Osmanlı döneminde İstanbul sakinlerinin süt ve süt ürünleri ihtiyacı büyük ölçüde şehir içindeki üreticiler ve çevredeki kazalardan sağlanıyordu. 17. yüzyılda Eyüp çevresi, Galata, Üsküdar, Beykoz yakınları, Silivri ve Çatalca kazalarının mahsulleri başkentin ihtiyacını karşılamak için tahsis edilmişti. 16. ve 17. yüzyıllarda Osmanlı sarayının peynir ihtiyacı da büyük ölçüde şehir pazarları ve mirî mandıralardan karşılanıyordu. İmparatorluğun farklı bölgelerinden gelen gıda ve yiyecek çeşitlerinin zenginleştirdiği Osmanlı başkenti İstanbul, peynir çeşitleri yönünden de ayrıcalıklıydı. Örneğin 1502 tarihli Kanunname’ye göre İstanbul piyasasında, taze lor peyniri, kaba lor peyniri, taze dil peyniri, taze çayır peyniri, teleme peyniri, salamura peynir gibi yerel çeşitler dışında, Mudurnu peyniri, Şumnu peyniri, Karaman peyniri, Sofya peyniri, Midilli peyniri, Limni tulum peyniri, İzmit tulum peyniri, Rumeli tulum peyniri, Balkan kaşkaval peyniri gibi farklı bölgelerden gelen peynir çeşitleri bulunuyordu. İstanbul dışında Osmanlı topraklarında üretilen peynir çeşitleri hakkında 17. yüzyıl dünyasını resmeden Evliya Çelebi, cacıhlı peynir (otlu peynir), hellim peyniri, kesmik, Kemah katığı, tekerlek peyniri, karişe peyniri (bir tür çökelek), kıjılı[2] peynir, Varna peyniri, Çorlu peyniri gibi çeşitleri sayar.
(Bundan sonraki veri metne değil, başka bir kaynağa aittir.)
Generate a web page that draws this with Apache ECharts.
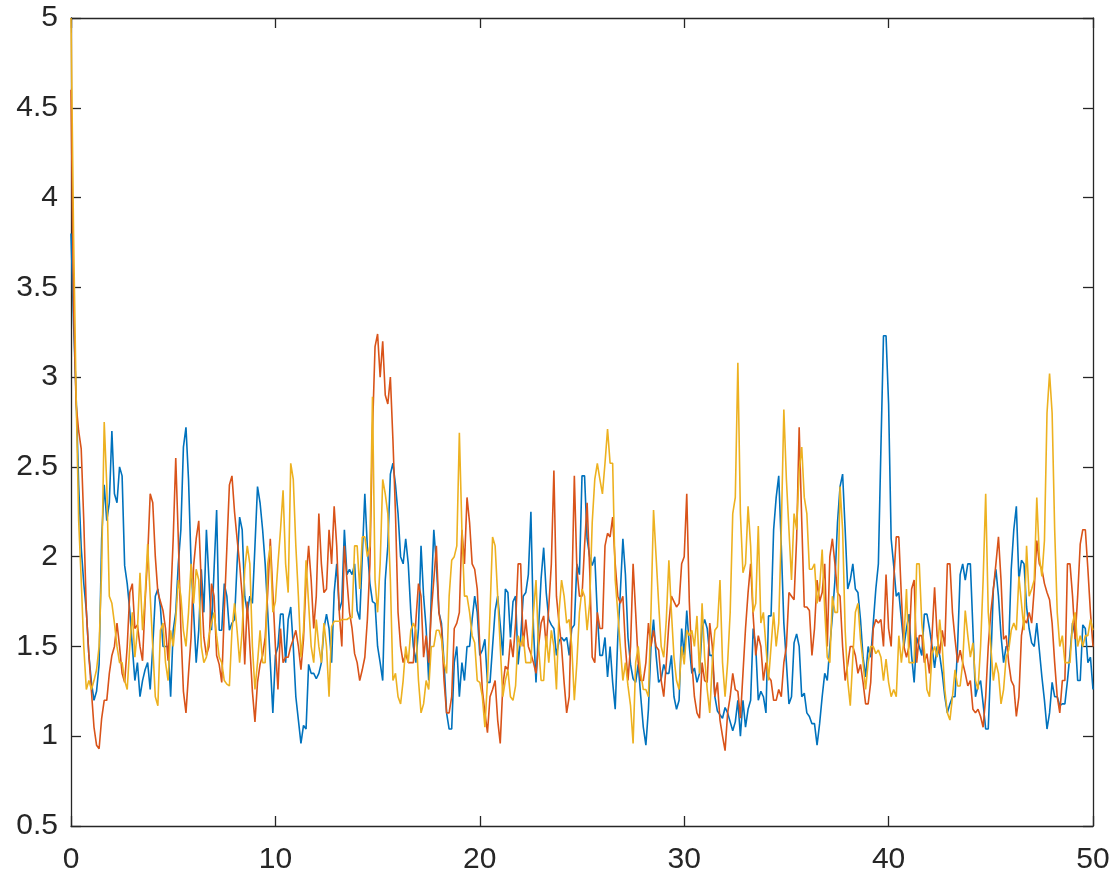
<!DOCTYPE html>
<html>
<head>
<meta charset="utf-8">
<script src="https://cdn.jsdelivr.net/npm/echarts@6/dist/echarts.min.js"></script>
<style>
html,body{margin:0;padding:0;background:#fff;}
#chart{width:1119px;height:888px;}
</style>
</head>
<body>
<div id="chart"></div>
<script>
// sampling step of the time axis (t = 0 ... 50)
const timeStep = 0.125;

const series1 = [
  3.8,3.3,2.9,2.4,2.05,1.85,1.7,1.45, 1.3,1.2,1.25,1.4,2.1,2.4,2.2,2.3,
  2.7,2.35,2.3,2.5,2.45,1.95,1.85,1.7, 1.5,1.31,1.41,1.22,1.31,1.37,1.41,1.26,
  1.5,1.78,1.82,1.72,1.5,1.5,1.5,1.22, 1.59,1.69,1.96,2.15,2.61,2.72,2.43,1.96,
  1.69,1.41,1.59,1.93,1.69,2.15,1.87,1.59, 1.93,2.26,1.59,1.59,1.85,1.78,1.59,1.63,
  1.65,1.96,2.22,2.15,1.78,1.69,1.78,1.74, 2.06,2.39,2.3,2.15,1.96,1.69,1.41,1.13,
  1.45,1.5,1.68,1.68,1.41,1.65,1.72,1.5, 1.22,1.09,0.96,1.06,1.04,1.4,1.35,1.35,
  1.32,1.35,1.41,1.6,1.68,1.6,1.41,1.8, 1.96,1.7,1.75,2.15,1.9,1.93,1.9,1.96,
  1.7,1.65,2.0,2.35,2.05,1.85,1.75,1.74, 1.5,1.41,1.31,1.87,2.06,2.46,2.52,2.4,
  2.24,2.0,1.96,2.1,1.96,1.69,1.5,1.41, 1.6,2.06,1.78,1.6,1.31,1.78,2.15,1.96,
  1.69,1.63,1.41,1.13,1.04,1.04,1.41,1.5, 1.22,1.41,1.31,1.5,1.5,1.65,1.78,1.69,
  1.45,1.48,1.54,1.3,1.3,1.5,1.7,1.78, 1.62,1.45,1.82,1.8,1.55,1.75,1.78,1.4,
  1.55,1.78,1.8,1.9,2.25,1.6,1.3,1.6, 1.88,2.05,1.8,1.65,1.62,1.6,1.45,1.53,
  1.55,1.53,1.55,1.45,1.6,1.62,1.96,1.9, 2.45,2.45,2.1,2.0,1.95,2.0,1.68,1.45,
  1.45,1.55,1.33,1.5,1.3,1.15,1.55,1.8, 2.1,1.9,1.55,1.4,1.32,1.3,1.4,1.22,
  1.05,0.95,1.15,1.5,1.65,1.45,1.3,1.32, 1.4,1.35,1.35,1.45,1.22,1.15,1.2,1.6,
  1.45,1.7,1.5,1.35,1.38,1.3,1.35,1.6, 1.65,1.6,1.45,1.45,1.22,1.14,1.12,1.1,
  1.16,1.13,1.08,1.03,1.08,1.2,1.0,1.2, 1.05,1.15,1.2,1.6,1.5,1.2,1.25,1.22,
  1.13,1.67,1.67,2.15,2.33,2.45,2.06,1.63, 1.41,1.18,1.22,1.52,1.57,1.5,1.22,1.24,
  1.13,1.11,1.07,1.07,0.95,1.07,1.22,1.35, 1.31,1.5,1.67,1.87,2.19,2.39,2.46,2.15,
  1.82,1.87,1.96,1.82,1.8,1.65,1.44,1.33, 1.5,1.44,1.63,1.82,1.96,2.61,3.23,3.23,
  2.85,2.1,1.95,1.78,1.8,1.65,1.5,1.6, 1.68,1.45,1.3,1.55,1.5,1.45,1.68,1.68,
  1.6,1.5,1.38,1.5,1.45,1.35,1.22,1.13, 1.18,1.22,1.22,1.5,1.9,1.96,1.87,1.96,
  1.96,1.6,1.22,1.28,1.31,1.18,1.04,1.04, 1.41,1.82,1.93,1.78,1.56,1.41,1.5,1.5,
  1.93,2.15,2.28,1.87,1.98,1.96,1.72,1.6, 1.52,1.5,1.63,1.48,1.33,1.2,1.04,1.13,
  1.3,1.22,1.22,1.17,1.18,1.18,1.31,1.46, 1.63,1.56,1.31,1.31,1.62,1.6,1.41,1.44,
  1.26
];

const series2 = [
  4.6,3.4,2.85,2.7,2.6,2.2,1.7,1.45, 1.25,1.05,0.95,0.93,1.1,1.2,1.2,1.35,
  1.45,1.5,1.63,1.5,1.35,1.3,1.5,1.8, 1.85,1.6,1.62,1.5,1.42,1.75,2.0,2.35,
  2.3,2.0,1.8,1.75,1.7,1.6,1.42,1.75, 2.1,2.55,2.1,1.6,1.25,1.13,1.35,1.55,
  1.95,2.1,2.2,1.85,1.55,1.45,1.5,1.85, 1.78,1.45,1.4,1.3,1.7,2.05,2.4,2.45,
  2.25,2.1,1.96,1.78,1.4,1.75,1.5,1.25, 1.08,1.3,1.4,1.45,1.55,1.8,2.1,1.8,
  1.5,1.26,1.6,1.41,1.44,1.44,1.5,1.54, 1.59,1.5,1.37,1.54,1.87,2.06,1.87,1.6,
  1.78,2.24,1.96,1.8,1.82,2.15,1.96,2.28, 2.06,1.69,1.5,2.06,1.87,1.69,1.6,1.46,
  1.41,1.31,1.37,1.44,1.65,1.96,2.7,3.17, 3.24,3.0,3.2,2.9,2.85,3.0,2.65,2.24,
  1.69,1.5,1.41,1.46,1.41,1.41,1.41,1.65, 1.85,1.78,1.44,1.56,1.41,1.69,1.87,2.06,
  1.69,1.6,1.31,1.13,1.13,1.22,1.6,1.63, 1.69,2.15,1.96,2.33,2.19,1.96,1.93,1.82,
  1.5,1.26,1.13,1.02,1.22,1.26,1.31,1.09, 0.96,1.28,1.39,1.37,1.54,1.44,1.63,1.96,
  1.96,1.5,1.65,1.5,1.46,1.41,1.35,1.5, 1.63,1.67,1.5,1.72,1.96,2.48,1.78,1.63,
  1.5,1.3,1.13,1.22,1.78,2.45,1.93,1.78, 1.78,2.06,2.3,1.93,1.44,1.41,1.69,1.6,
  1.6,2.06,2.13,2.11,2.22,1.96,1.78,1.74, 1.78,1.5,1.31,1.5,1.96,1.69,1.41,1.31,
  1.31,1.41,1.63,1.5,1.59,1.5,1.48,1.31, 1.22,1.41,1.63,1.78,1.75,1.72,1.74,1.96,
  2.0,2.35,1.75,1.41,1.22,1.13,1.1,1.41, 1.31,1.3,1.63,1.5,1.22,1.3,1.09,1.0,
  0.92,1.13,1.22,1.35,1.26,1.25,1.1,1.35, 1.6,1.8,1.96,1.67,1.45,1.56,1.5,1.31,
  1.41,1.33,1.31,1.2,1.2,1.26,1.22,1.41, 1.5,1.8,1.78,1.76,2.1,2.72,2.2,1.72,
  1.72,1.7,1.45,1.6,1.87,1.75,1.8,1.96, 1.5,2.0,2.1,1.96,1.8,1.78,1.5,1.31,
  1.4,1.5,1.5,1.45,1.35,1.4,1.3,1.18, 1.18,1.3,1.6,1.65,1.63,1.65,1.5,1.9,
  1.6,1.5,1.87,2.11,2.11,1.78,1.5,1.44, 1.5,1.82,1.87,1.41,1.56,1.56,1.41,1.46,
  1.35,1.56,1.83,1.56,1.46,1.59,1.5,1.96, 1.96,1.69,1.54,1.41,1.48,1.41,1.35,1.28,
  1.31,1.15,1.13,1.15,1.11,1.05,1.22,1.5, 1.69,1.82,1.96,2.11,1.87,1.54,1.56,1.41,
  1.31,1.28,1.11,1.22,1.56,1.65,1.63,1.69, 1.63,1.82,2.09,1.96,1.93,1.85,1.8,1.76,
  1.63,1.41,1.22,1.13,1.31,1.31,1.96,1.96, 1.78,1.54,1.78,2.07,2.15,2.15,1.93,1.69,
  1.5
];

const series3 = [
  5.0,3.8,2.9,2.2,1.87,1.5,1.26,1.31, 1.26,1.31,1.37,1.5,1.93,2.75,2.4,1.78,
  1.74,1.63,1.5,1.41,1.41,1.31,1.26,1.5, 1.69,1.44,1.59,1.91,1.59,1.78,2.07,1.78,
  1.5,1.22,1.17,1.59,1.63,1.41,1.31,1.59, 1.5,1.65,1.87,1.78,1.59,1.5,1.69,1.96,
  1.74,1.93,1.87,1.5,1.41,1.44,1.56,1.63, 1.69,1.56,1.44,1.41,1.31,1.29,1.28,1.59,
  1.74,1.59,1.41,1.59,1.93,2.06,1.96,1.5, 1.26,1.41,1.59,1.41,1.41,1.96,2.06,1.69,
  1.75,1.96,2.15,2.37,1.96,1.8,2.52,2.43, 2.06,1.78,1.44,1.59,1.98,1.74,1.5,1.41,
  1.65,1.5,1.41,1.63,1.5,1.22,1.61,1.64, 1.64,1.64,1.65,1.65,1.65,1.66,1.66,2.06,
  2.06,1.82,2.11,2.11,2.0,2.06,2.89,1.87, 1.69,1.96,2.43,2.35,2.24,1.87,1.31,1.35,
  1.22,1.18,1.31,1.5,1.41,1.59,1.63,1.59, 1.31,1.13,1.18,1.31,1.26,1.5,1.5,1.59,
  1.59,1.54,1.41,1.35,1.78,1.98,2.0,2.06, 2.69,2.15,1.78,1.78,1.69,1.56,1.52,1.31,
  1.3,1.22,1.05,1.31,1.69,2.11,2.06,1.78, 1.5,1.22,1.31,1.37,1.22,1.2,1.28,1.56,
  1.5,1.56,1.41,1.41,1.41,1.69,1.87,1.5, 1.31,1.31,1.56,1.41,1.59,1.5,1.26,1.69,
  1.87,1.78,1.63,1.65,1.5,1.2,1.41,1.69, 1.82,1.78,1.59,1.74,2.19,2.43,2.52,2.43,
  2.35,2.52,2.71,2.52,2.52,1.87,1.69,1.5, 1.31,1.41,1.28,1.17,0.96,1.41,1.5,1.35,
  1.26,1.26,1.22,1.69,2.26,2.0,1.74,1.5, 1.44,1.65,1.98,1.69,1.44,1.31,1.26,1.5,
  1.4,1.59,1.56,1.59,1.5,1.67,1.35,1.74, 1.44,1.26,1.13,1.41,1.59,1.61,1.87,1.41,
  1.22,1.41,1.69,2.24,2.33,3.08,2.24,1.91, 1.96,2.28,2.06,1.69,1.74,2.17,1.63,1.69,
  1.5,1.31,1.5,1.69,1.5,1.63,2.15,2.82, 2.43,2.15,1.87,2.24,2.15,2.48,2.61,2.33,
  2.24,1.93,1.93,1.96,1.74,1.83,2.04,1.7, 1.44,1.41,1.78,1.69,1.69,2.39,2.15,1.59,
  1.31,1.17,1.44,1.69,1.74,1.54,1.41,1.26, 1.41,1.5,1.5,1.46,1.48,1.44,1.31,1.43,
  1.3,1.22,1.26,1.22,1.56,1.41,1.54,1.82, 1.41,1.41,1.41,1.96,1.96,1.63,1.48,1.26,
  1.22,1.46,1.5,1.44,1.65,1.5,1.26,1.13, 1.09,1.22,1.37,1.28,1.28,1.41,1.7,1.56,
  1.44,1.52,1.31,1.26,1.5,1.87,2.35,1.69, 1.5,1.31,1.41,1.35,1.18,1.26,1.44,1.48,
  1.59,1.63,1.59,1.89,1.74,1.59,2.06,1.78, 1.82,1.87,2.33,2.0,1.89,2.09,2.8,3.02,
  2.8,2.15,1.69,1.5,1.56,1.41,1.41,1.41, 1.63,1.69,1.5,1.56,1.5,1.56,1.56,1.65,
  1.59
];

const xTicks = [0, 10, 20, 30, 40, 50];
const yTicks = [0.5, 1, 1.5, 2, 2.5, 3, 3.5, 4, 4.5, 5];
const seriesColors = ['#0072BD', '#D95319', '#EDB120'];

function toPairs(vals) {
  return vals.map((v, i) => [i * timeStep, v]);
}

const axisColor = '#262626';
const labelFont = { fontFamily: 'Liberation Sans, Arial, Helvetica, sans-serif', fontSize: 30, color: axisColor };

const chart = echarts.init(document.getElementById('chart'), null, { renderer: 'canvas' });
const xBase = {
  type: 'value', min: xTicks[0], max: xTicks[xTicks.length - 1], interval: 10,
  axisLine: { show: true, onZero: false, lineStyle: { color: axisColor, width: 1.3 } },
  axisTick: { show: true, inside: true, length: 10, lineStyle: { color: axisColor, width: 1.3 } },
  splitLine: { show: false }
};
const yBase = {
  type: 'value', min: yTicks[0], max: yTicks[yTicks.length - 1], interval: 0.5,
  axisLine: { show: true, onZero: false, lineStyle: { color: axisColor, width: 1.3 } },
  axisTick: { show: true, inside: true, length: 10, lineStyle: { color: axisColor, width: 1.3 } },
  splitLine: { show: false }
};

chart.setOption({
  animation: false,
  backgroundColor: '#ffffff',
  grid: { left: 71, right: 26, top: 18, bottom: 62, containLabel: false },
  xAxis: [
    Object.assign({}, xBase, { position: 'bottom', axisLabel: Object.assign({ show: true, margin: 19 }, labelFont) }),
    Object.assign({}, xBase, { position: 'top', axisLabel: { show: false } })
  ],
  yAxis: [
    Object.assign({}, yBase, { position: 'left', axisLabel: Object.assign({ show: true, margin: 13 }, labelFont) }),
    Object.assign({}, yBase, { position: 'right', axisLabel: { show: false } })
  ],
  series: [series1, series2, series3].map((vals, k) => ({
    type: 'line',
    xAxisIndex: 0,
    yAxisIndex: 0,
    data: toPairs(vals),
    showSymbol: false,
    symbol: 'none',
    lineStyle: { color: seriesColors[k], width: 1.6 },
    itemStyle: { color: seriesColors[k] },
    z: 2 + k
  }))
});
</script>
</body>
</html>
Peynir Osmanlı sofrasında halkın sıklıkla tükettiği önemli bir gıda maddesi, içki meclislerinin eşlikçisi, saray ve konak sofralarında bulunan bir lezzet çeşidi, mutfakta börek, pide gibi hamur işlerinin yapımında kullanılan bir iç ve tarhana gibi çorbalara katık olan bir malzemedir. 16. yüzyılda İstanbul’da bulunan Avusturya sefiri Busbecq’in mektuplarında belirttiği gibi peynir ve ekmek üzümle birlikte halkın sıklıkla tükettiği bir yiyeceklerdir. 18. yüzyıl Osmanlı gündelik hayatına dair birçok detaylı bilgiler veren d’Ohsson’a göre peynir Osmanlı konaklarında yemekten sonra hoşafla birlikte yenen bir tür soğukluktur : “Pilavdan sonra ince ince dilinerek hoşaf kâsesinin etrafına sıralanan küçük tabaklara konmuş çeşitli peynirler gelir.”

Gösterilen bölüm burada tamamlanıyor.